Hello,
On Sun, 23 Mar 2014, null_ptr wrote:
>On 22/03/14 23:40, Volker Armin Hemmann wrote:
>>Am 22.03.2014 02:08, schrieb null_ptr:
>>>"modprobe pcspkr" doesn't change anything. It is still silent. I also
>>>tried
>>>building it in the kernel.
>>>
>>>On the other hand from what I understand the snd_hda_intel should be
>>>doing the beeps when the mainboard does not have a physical speaker on
>>>the mainboard and instead beeps through the regular sound device. At
>>>least on 3.10.25 I had not build the pcspkr module and the system beeped
>>>happily.
>>
>>Now, are we talking about the motherboard beeping through a little
>>builtin speaker that does not work
>>or
>>Are we talking about your onboard sound not beeping in your
>>headphones/your attached speakers when there is a motherboard 'beep'?
[..]
>I'm talking about the onboard sound not beeping in the attached
>headphones/speakers when there is a motherboard 'beep'. The problem is
>that I used that for some events as a status (e.g. battery running low)
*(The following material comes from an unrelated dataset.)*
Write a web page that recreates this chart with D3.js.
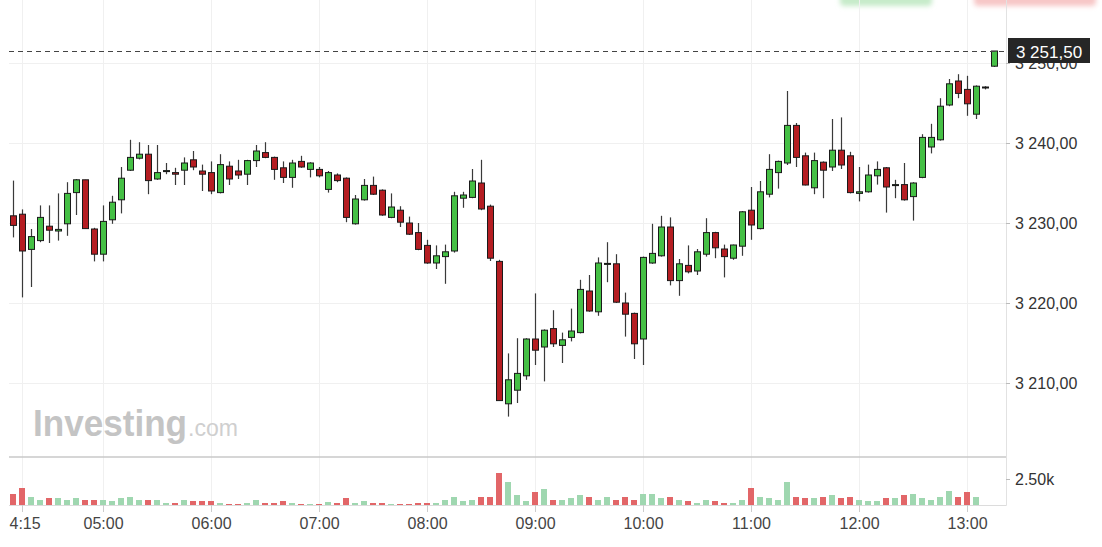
<!DOCTYPE html>
<html><head><meta charset="utf-8">
<script src="https://cdn.jsdelivr.net/npm/d3@7"></script>
<style>body{margin:0;background:#fff;} svg{display:block;font-family:"Liberation Sans",Arial,sans-serif;}</style>
</head><body><svg id="c" width="1102" height="547"></svg>
<script>
// ---- data (5-minute candles starting 04:10) ----
const startTime = "04:10";
const intervalMin = 5;
const open = [3230.9,3231.1,3226.7,3227.8,3229.6,3229.0,3229.9,3233.8,3235.4,3229.25,
3226.1,3230.4,3232.9,3236.6,3238.1,3238.6,3235.5,3236.5,3236.3,3236.6,
3237.9,3236.5,3236.3,3233.8,3237.1,3236.5,3236.1,3237.8,3238.8,3238.2,
3236.9,3235.7,3237.7,3236.7,3236.7,3234.2,3236.0,3235.6,3229.9,3232.9,
3234.7,3234.1,3230.7,3231.6,3230.0,3228.8,3227.2,3225.0,3225.8,3226.5,
3233.1,3233.2,3235.0,3232.1,3225.2,3207.4,3209.1,3210.9,3215.5,3214.5,
3216.8,3214.7,3215.7,3216.3,3221.5,3218.9,3224.9,3224.9,3220.0,3218.7,
3215.5,3225.0,3225.9,3229.5,3222.8,3224.7,3224.0,3226.1,3228.8,3226.75,
3225.6,3227.1,3231.6,3229.3,3233.6,3236.3,3237.5,3242.2,3238.4,3234.4,
3237.6,3237.0,3239.1,3238.4,3233.7,3233.9,3235.9,3236.9,3234.75,3234.8,
3233.3,3235.7,3239.5,3240.4,3244.75,3247.75,3246.7,3243.6,3247.0,3249.6];
const close = [3229.7,3226.5,3228.3,3230.7,3229.1,3229.2,3233.7,3235.4,3229.3,3226.1,
3230.2,3232.6,3235.6,3238.2,3238.6,3235.3,3236.3,3236.55,3236.1,3237.5,
3237.0,3236.1,3234.0,3237.3,3235.5,3236.0,3237.8,3239.0,3238.2,3236.7,
3235.7,3237.5,3237.0,3237.5,3235.9,3236.3,3235.3,3230.7,3233.0,3234.7,
3233.6,3231.0,3232.0,3230.1,3228.6,3226.7,3225.0,3225.9,3226.4,3233.4,
3233.5,3235.25,3231.75,3225.6,3207.8,3210.4,3211.2,3215.5,3214.1,3216.6,
3214.9,3215.4,3216.5,3221.7,3219.0,3225.0,3224.95,3220.1,3218.6,3214.9,
3225.7,3226.2,3229.5,3222.8,3224.9,3223.9,3226.4,3228.8,3226.9,3225.8,
3227.25,3231.4,3229.75,3233.9,3236.7,3237.7,3242.2,3238.2,3234.75,3237.8,
3236.6,3239.1,3237.25,3233.8,3233.9,3236.0,3236.7,3234.5,3234.8,3232.9,
3235.0,3240.7,3240.7,3244.6,3247.4,3246.2,3244.9,3247.1,3247.0,3251.5];
const high = [3235.3,3231.7,3229.25,3232.2,3232.2,3233.7,3235.1,3235.5,3235.4,3229.4,
3232.2,3233.4,3237.0,3240.4,3240.1,3239.75,3239.75,3237.5,3236.9,3238.2,
3239.0,3237.3,3237.7,3238.6,3237.7,3237.9,3237.9,3239.75,3240.1,3238.3,
3237.7,3237.9,3238.4,3237.6,3237.0,3236.5,3236.2,3235.7,3233.5,3235.5,
3235.8,3234.2,3233.7,3232.1,3230.8,3230.0,3227.9,3227.2,3227.3,3233.9,
3233.9,3236.75,3237.9,3232.3,3225.4,3213.7,3215.6,3215.6,3221.2,3216.7,
3219.1,3216.3,3219.3,3222.9,3223.5,3225.7,3227.6,3226.1,3221.3,3218.8,
3225.8,3229.9,3230.9,3230.7,3225.5,3227.2,3226.75,3230.6,3228.9,3227.3,
3227.3,3231.5,3234.5,3235.25,3238.6,3237.8,3246.5,3242.5,3238.8,3238.8,
3237.7,3243.0,3243.2,3238.9,3237.0,3237.3,3237.7,3237.0,3235.4,3237.5,
3235.1,3241.1,3242.4,3245.6,3248.0,3248.6,3248.4,3247.2,3247.1,3251.5];
const low = [3228.2,3220.7,3222.0,3227.6,3227.5,3227.8,3228.4,3231.0,3229.3,3225.2,
3225.2,3229.9,3231.2,3236.5,3237.95,3233.6,3235.4,3236.1,3234.75,3234.75,
3236.6,3234.0,3233.6,3233.7,3234.75,3235.5,3234.75,3237.0,3238.1,3235.4,
3235.0,3234.4,3236.9,3235.7,3235.7,3233.8,3235.1,3230.1,3229.8,3232.8,
3233.5,3230.9,3230.6,3229.5,3228.5,3226.6,3224.9,3224.25,3222.4,3226.3,
3231.9,3233.1,3231.6,3225.25,3207.8,3205.8,3207.5,3210.4,3212.25,3210.2,
3214.5,3212.5,3215.2,3216.2,3218.9,3218.4,3222.6,3220.0,3215.8,3213.0,
3212.25,3224.9,3225.8,3222.2,3220.9,3223.7,3223.5,3225.8,3225.6,3223.2,
3225.4,3225.9,3227.9,3229.2,3233.2,3234.3,3237.25,3237.0,3234.7,3233.6,
3233.1,3236.5,3236.75,3233.7,3232.7,3233.8,3234.8,3231.3,3233.1,3232.8,
3230.3,3235.6,3238.7,3240.3,3244.6,3245.6,3243.4,3243.0,3246.7,3249.5];
const volume = [1085,1660,800,480,640,640,480,640,480,480,
480,385,640,800,480,480,480,220,220,480,
385,385,385,220,100,100,220,480,220,220,
385,220,100,100,100,320,160,640,220,385,
220,220,70,100,100,220,220,220,480,800,
385,480,800,800,3100,2240,960,385,1220,1510,
480,480,640,960,800,480,800,480,800,480,
1085,1085,640,800,480,385,220,480,385,220,
220,480,1660,800,640,480,2240,800,640,640,
800,960,640,800,480,385,385,640,640,960,
1085,640,480,800,1370,800,1220,800,0,0];
const priceTicks = [3210, 3220, 3230, 3240, 3250];
const timeTickLabels = ["4:15","05:00","06:00","07:00","08:00","09:00","10:00","11:00","12:00","13:00"];
const volumeTicks = [2500];
const volumeTickLabels = ["2.50k"];
const lastPrice = 3251.5;

// ---- setup ----
const svg = d3.select("#c");
const W = 1102, H = 547;
const L = 9, R = 1006, PT = 0, PB = 457, VT = 458, VB = 505;
const parse = d3.timeParse("%H:%M");
const t0 = parse(startTime);
const times = open.map((_, i) => d3.timeMinute.offset(t0, i * intervalMin));
const timeTicks = timeTickLabels.map(s => parse(s.padStart(5, "0")));

const x = d3.scaleTime().domain([times[0], times[times.length - 1]]).range([13, 994]);
const y = d3.scaleLinear().domain([3210, 3250]).range([383, 63]);
const yv = d3.scaleLinear().domain([0, 2500]).range([VB, 479]);
const loc = d3.formatLocale({decimal: ",", thousands: " ", grouping: [3], currency: ["", ""]});
const pf = loc.format(",.2f");

svg.append("rect").attr("width", W).attr("height", H).attr("fill", "#fff");

// blurred top buttons (cut off)
const defs = svg.append("defs");
defs.append("filter").attr("id", "blur").attr("x", "-20%").attr("y", "-50%").attr("width", "140%").attr("height", "200%")
  .append("feGaussianBlur").attr("stdDeviation", 2.5);
svg.append("rect").attr("x", 840).attr("y", -20).attr("width", 92).attr("height", 26).attr("rx", 4)
  .attr("fill", "#c6ebc9").attr("filter", "url(#blur)");
svg.append("rect").attr("x", 974).attr("y", -20).attr("width", 122).attr("height", 26).attr("rx", 4)
  .attr("fill", "#f7c6c6").attr("filter", "url(#blur)");

// gridlines
const grid = svg.append("g").attr("shape-rendering", "crispEdges");
grid.selectAll(".hg").data(priceTicks).join("line")
  .attr("x1", L).attr("x2", R).attr("y1", d => Math.round(y(d)) + 0.5).attr("y2", d => Math.round(y(d)) + 0.5)
  .attr("stroke", "#f0f0f0");
grid.selectAll(".vg").data(timeTicks).join("line")
  .attr("x1", d => Math.round(x(d)) + 0.5).attr("x2", d => Math.round(x(d)) + 0.5)
  .attr("y1", PT).attr("y2", VB)
  .attr("stroke", "#f0f0f0");

// watermark
const wm = svg.append("text").attr("x", 33).attr("y", 436);
wm.append("tspan").text("Investing").attr("font-size", 36).attr("font-weight", "bold").attr("fill", "#c4c4c4")
  .attr("textLength", 154).attr("lengthAdjust", "spacingAndGlyphs");
svg.append("text").attr("x", 188).attr("y", 436).text(".com").attr("font-size", 23).attr("fill", "#cfcfcf")
  .attr("textLength", 50).attr("lengthAdjust", "spacingAndGlyphs");

// borders
svg.append("line").attr("x1", L).attr("x2", R).attr("y1", PB).attr("y2", PB).attr("stroke", "#c8c8c8").attr("stroke-width", 1.5);
svg.append("line").attr("x1", L).attr("x2", R + 0.5).attr("y1", VB + 0.5).attr("y2", VB + 0.5).attr("stroke", "#dcdcdc");
svg.append("line").attr("x1", R + 0.5).attr("x2", R + 0.5).attr("y1", 0).attr("y2", VB + 0.5).attr("stroke", "#e2e2e2");

// volume bars
const data = times.map((t, i) => ({t, o: open[i], c: close[i], h: high[i], l: low[i], v: volume[i]}));
svg.append("g").attr("shape-rendering", "crispEdges").selectAll("rect").data(data.filter(d => d.v > 0)).join("rect")
  .attr("x", d => Math.round(x(d.t)) - 3).attr("width", 6)
  .attr("y", d => yv(d.v)).attr("height", d => VB - yv(d.v))
  .attr("fill", d => d.c >= d.o ? "#9fd7b0" : "#e26668");

// candles
const cg = svg.append("g");
cg.selectAll("line").data(data).join("line")
  .attr("x1", d => Math.round(x(d.t)) + 0.5).attr("x2", d => Math.round(x(d.t)) + 0.5)
  .attr("y1", d => y(d.h)).attr("y2", d => y(d.l))
  .attr("stroke", "#3a3a3a").attr("stroke-width", 1.2);
cg.selectAll("rect").data(data).join("rect")
  .attr("x", d => Math.round(x(d.t)) - 2.5).attr("width", 6)
  .attr("y", d => y(Math.max(d.o, d.c)))
  .attr("height", d => Math.max(1, Math.abs(y(d.o) - y(d.c))))
  .attr("fill", d => d.c >= d.o ? "#45c045" : "#b51d22")
  .attr("stroke", "#1a1a1a").attr("stroke-width", 1);

// last price dashed line
svg.append("line").attr("x1", L).attr("x2", R + 2).attr("y1", Math.round(y(lastPrice)) + 0.5).attr("y2", Math.round(y(lastPrice)) + 0.5)
  .attr("stroke", "#444").attr("stroke-dasharray", "5,4");

// price axis
const ya = svg.append("g").attr("transform", `translate(${R},0)`)
  .call(d3.axisRight(y).tickValues(priceTicks).tickFormat(pf).tickSize(4).tickPadding(5));
ya.select(".domain").remove();
ya.selectAll(".tick line").attr("stroke", "#bbb");
ya.selectAll(".tick text").attr("font-size", 16).attr("fill", "#333").attr("font-family", "Liberation Sans, Arial, sans-serif");

// volume axis
const va = svg.append("g").attr("transform", `translate(${R},0)`)
  .call(d3.axisRight(yv).tickValues(volumeTicks).tickFormat((d, i) => volumeTickLabels[i]).tickSize(4).tickPadding(5));
va.select(".domain").remove();
va.selectAll(".tick line").attr("stroke", "#bbb");
va.selectAll(".tick text").attr("font-size", 16).attr("fill", "#333").attr("font-family", "Liberation Sans, Arial, sans-serif");

// last price label
svg.append("rect").attr("x", 1008).attr("y", 38).attr("width", 82).attr("height", 25).attr("fill", "#262626");
svg.append("text").attr("x", 1049).attr("y", 57.5).attr("text-anchor", "middle").attr("font-size", 17)
  .attr("fill", "#fff").text(pf(lastPrice));

// time axis
const xa = svg.append("g").attr("transform", `translate(0,${VB})`)
  .call(d3.axisBottom(x).tickValues(timeTicks).tickFormat((d, i) => timeTickLabels[i]).tickSize(7).tickPadding(6));
xa.select(".domain").remove();
xa.selectAll(".tick line").attr("stroke", "#ccc");
xa.selectAll(".tick text").attr("font-size", 16).attr("fill", "#444").attr("font-family", "Liberation Sans, Arial, sans-serif");
xa.select(".tick text").attr("text-anchor", "start").attr("x", L - x(timeTicks[0]));
</script></body></html>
>and I like the annoying nature of the beep for these events.
Wait. What now? You have (at least) two sound-devices that can beep:
a) the beeper on your motherboard
in this case, use what I wrote, i.e.
pcsp=enable=1
in your kernel commandline and make sure
modprobe pcspkr
works. The module is not needed in the initrd.
b) the onboard-sound-chip via attached speakers/headphones
in this case, disable the mobo-beeper (might be default)
blacklist pcspkr
explicitly, possibly along with with the kernel-parameter
pcsp=enable=0
and your normal alsa-driver should take over the task of "beeping"
(snd-pcsp is a different beast).
If it does not, your alsa-driver might be buggy as it should take
over the beeping.
HTH,
-dnh, I wanted case a), beeping completely independent from any other
audio stuff. And with the program 'beep'
(http://www.johnath.com/beep) and/or the snd-pcsp driver, you can
use the beeper to do more than the standard beep.
--
There is a green, multi-legged creature crawling on your shoulder.